10 Ways That Movies Will Change In The 2020s

5. Interactive Films

Moff Tarkin Star Wars
Quantic Dream

While movies continue to do a terrible job of adapting video games (the 2010s giving us such flops as Assassin's Creed and Warcraft) and, let's be fair, video game tie-ins to movies rarely fare any better, the two media forms are nevertheless growing closer together.

By the end of the 2010s, the video game industry worldwide generated around $150 billion of income per year, so it's no surprise that movies would want a slice of that.

Games offer a form of narrative that movies do not, one in which the audience is in control and can customise their own experience, something that the twenty-first century consumer demands more than in any previous era.

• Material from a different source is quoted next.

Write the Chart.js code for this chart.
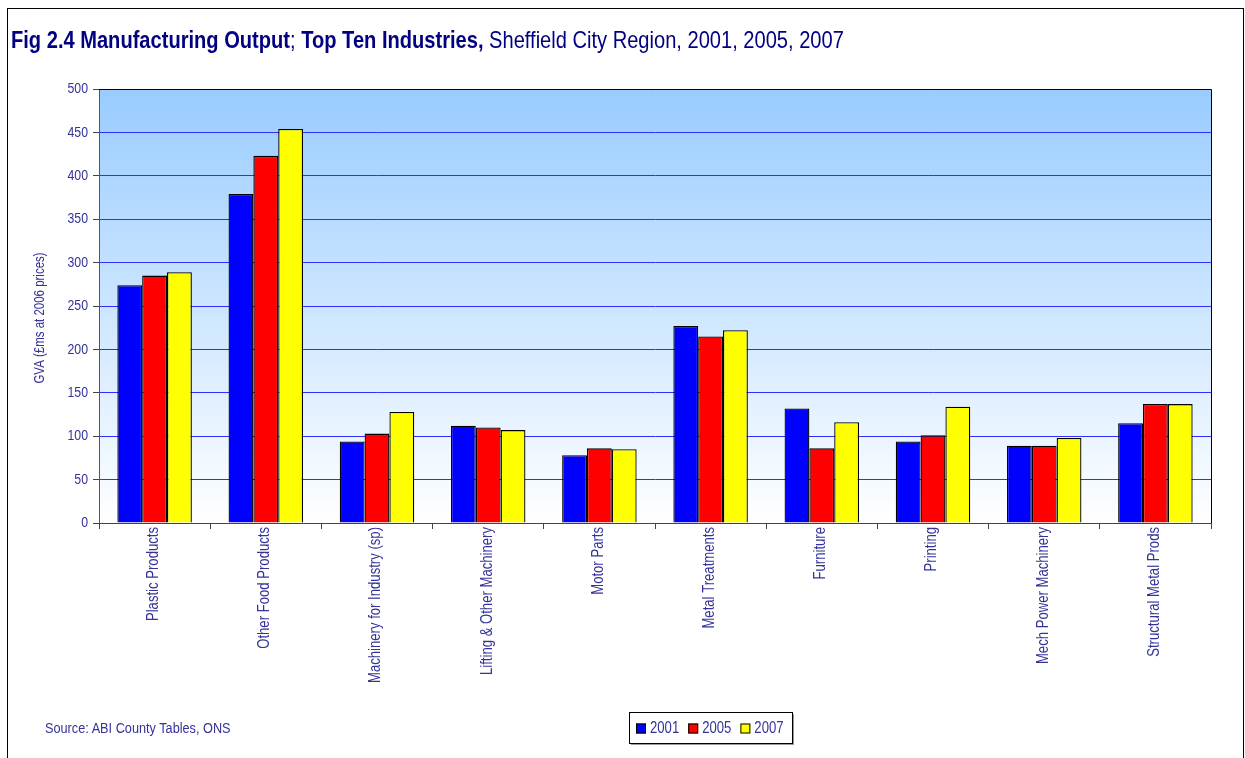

Across the 2020s, then, expect movies to experiment more and more with a form of "choose your own adventure"-style interactivity, even as games become more cinematic in their visual stylings and storytelling, alongside casting A-list movie talent.

We have already seen the beginnings of this coming together of movies and games in the past couple of years. From the side of movies becoming more like interactive games we have seen Netflix experiment with the multi-pathed Black Mirror movie Bandersnatch, while companies like Telltale Games and Quantic Dream have increasingly produced video games that play like TV shows where you can choose the outcome.

At the start of the past decade Quantic Dream and creator David Cage were delivering a clunky, flat storyline and unengaging characters in Heavy Rain. By the end of the 2010s they had given us Detroit: Become Human, a far more creative, engaging and bingeable piece of screen entertainment than the very similar setup of TV rival Humans.

How long before a cinematic release of a movie in which the audience votes on the path of the narrative? It would practically guarantee repeat ticket sales.